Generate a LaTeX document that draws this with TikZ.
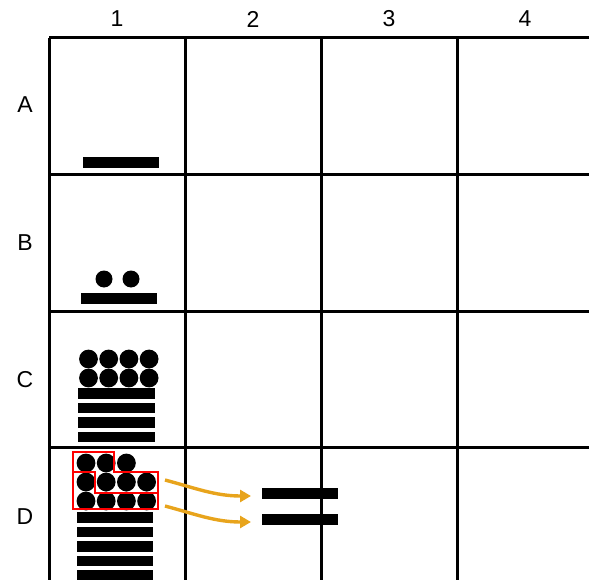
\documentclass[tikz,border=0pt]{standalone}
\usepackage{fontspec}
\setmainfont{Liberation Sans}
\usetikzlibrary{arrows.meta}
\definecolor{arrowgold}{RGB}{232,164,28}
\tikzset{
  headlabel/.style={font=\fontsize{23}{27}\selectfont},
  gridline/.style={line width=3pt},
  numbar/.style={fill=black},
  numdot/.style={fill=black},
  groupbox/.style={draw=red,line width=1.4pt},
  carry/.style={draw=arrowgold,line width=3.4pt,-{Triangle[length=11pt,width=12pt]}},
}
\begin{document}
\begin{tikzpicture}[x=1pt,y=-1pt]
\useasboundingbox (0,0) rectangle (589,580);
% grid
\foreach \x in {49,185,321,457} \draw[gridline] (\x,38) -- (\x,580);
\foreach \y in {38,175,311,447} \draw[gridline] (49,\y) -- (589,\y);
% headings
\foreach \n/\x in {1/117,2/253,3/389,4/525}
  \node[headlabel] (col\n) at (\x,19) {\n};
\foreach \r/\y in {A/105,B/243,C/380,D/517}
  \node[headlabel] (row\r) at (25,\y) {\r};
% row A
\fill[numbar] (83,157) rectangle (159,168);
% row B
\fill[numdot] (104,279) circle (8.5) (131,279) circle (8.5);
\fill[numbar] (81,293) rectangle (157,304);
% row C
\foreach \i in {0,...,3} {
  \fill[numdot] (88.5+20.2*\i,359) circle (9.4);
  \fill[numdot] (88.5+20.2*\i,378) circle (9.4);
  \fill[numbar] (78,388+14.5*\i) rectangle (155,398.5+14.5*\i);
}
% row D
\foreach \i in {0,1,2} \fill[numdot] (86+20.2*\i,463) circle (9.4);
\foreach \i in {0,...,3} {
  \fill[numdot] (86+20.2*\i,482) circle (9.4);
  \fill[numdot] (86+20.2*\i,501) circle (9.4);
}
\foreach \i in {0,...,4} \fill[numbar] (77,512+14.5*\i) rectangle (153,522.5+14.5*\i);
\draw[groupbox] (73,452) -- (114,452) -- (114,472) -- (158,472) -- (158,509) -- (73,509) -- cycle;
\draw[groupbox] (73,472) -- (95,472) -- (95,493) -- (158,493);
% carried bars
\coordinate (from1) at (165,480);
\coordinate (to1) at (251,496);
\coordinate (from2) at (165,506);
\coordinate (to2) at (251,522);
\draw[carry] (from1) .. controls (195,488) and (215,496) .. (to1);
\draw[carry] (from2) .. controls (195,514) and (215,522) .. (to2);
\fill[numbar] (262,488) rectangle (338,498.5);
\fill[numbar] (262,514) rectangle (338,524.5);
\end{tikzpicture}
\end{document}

◆ ◆ ◆ ◆ ◆ ◆ ◆

Required work: Set down all the data again exactly as above, pictures excluded.

Correct answer:
Generate a LaTeX document that draws this with TikZ.
\documentclass[tikz,border=0pt]{standalone}
\usepackage{fontspec}
\setmainfont{Liberation Sans}
\usetikzlibrary{arrows.meta}
\definecolor{arrowgold}{RGB}{232,164,28}
\tikzset{
  headlabel/.style={font=\fontsize{23}{27}\selectfont},
  gridline/.style={line width=3pt},
  numbar/.style={fill=black},
  numdot/.style={fill=black},
  groupbox/.style={draw=red,line width=1.4pt},
  carry/.style={draw=arrowgold,line width=3.4pt,-{Triangle[length=11pt,width=12pt]}},
}
\begin{document}
\begin{tikzpicture}[x=1pt,y=-1pt]
\useasboundingbox (0,0) rectangle (589,580);
% grid
\foreach \x in {49,185,321,457} \draw[gridline] (\x,38) -- (\x,580);
\foreach \y in {38,175,311,447} \draw[gridline] (49,\y) -- (589,\y);
% headings
\foreach \n/\x in {1/117,2/253,3/389,4/525}
  \node[headlabel] (col\n) at (\x,19) {\n};
\foreach \r/\y in {A/105,B/243,C/380,D/517}
  \node[headlabel] (row\r) at (25,\y) {\r};
% row A
\fill[numbar] (83,157) rectangle (159,168);
% row B
\fill[numdot] (104,279) circle (8.5) (131,279) circle (8.5);
\fill[numbar] (81,293) rectangle (157,304);
% row C
\foreach \i in {0,...,3} {
  \fill[numdot] (88.5+20.2*\i,359) circle (9.4);
  \fill[numdot] (88.5+20.2*\i,378) circle (9.4);
  \fill[numbar] (78,388+14.5*\i) rectangle (155,398.5+14.5*\i);
}
% row D
\foreach \i in {0,1,2} \fill[numdot] (86+20.2*\i,463) circle (9.4);
\foreach \i in {0,...,3} {
  \fill[numdot] (86+20.2*\i,482) circle (9.4);
  \fill[numdot] (86+20.2*\i,501) circle (9.4);
}
\foreach \i in {0,...,4} \fill[numbar] (77,512+14.5*\i) rectangle (153,522.5+14.5*\i);
\draw[groupbox] (73,452) -- (114,452) -- (114,472) -- (158,472) -- (158,509) -- (73,509) -- cycle;
\draw[groupbox] (73,472) -- (95,472) -- (95,493) -- (158,493);
% carried bars
\coordinate (from1) at (165,480);
\coordinate (to1) at (251,496);
\coordinate (from2) at (165,506);
\coordinate (to2) at (251,522);
\draw[carry] (from1) .. controls (195,488) and (215,496) .. (to1);
\draw[carry] (from2) .. controls (195,514) and (215,522) .. (to2);
\fill[numbar] (262,488) rectangle (338,498.5);
\fill[numbar] (262,514) rectangle (338,524.5);
\end{tikzpicture}
\end{document}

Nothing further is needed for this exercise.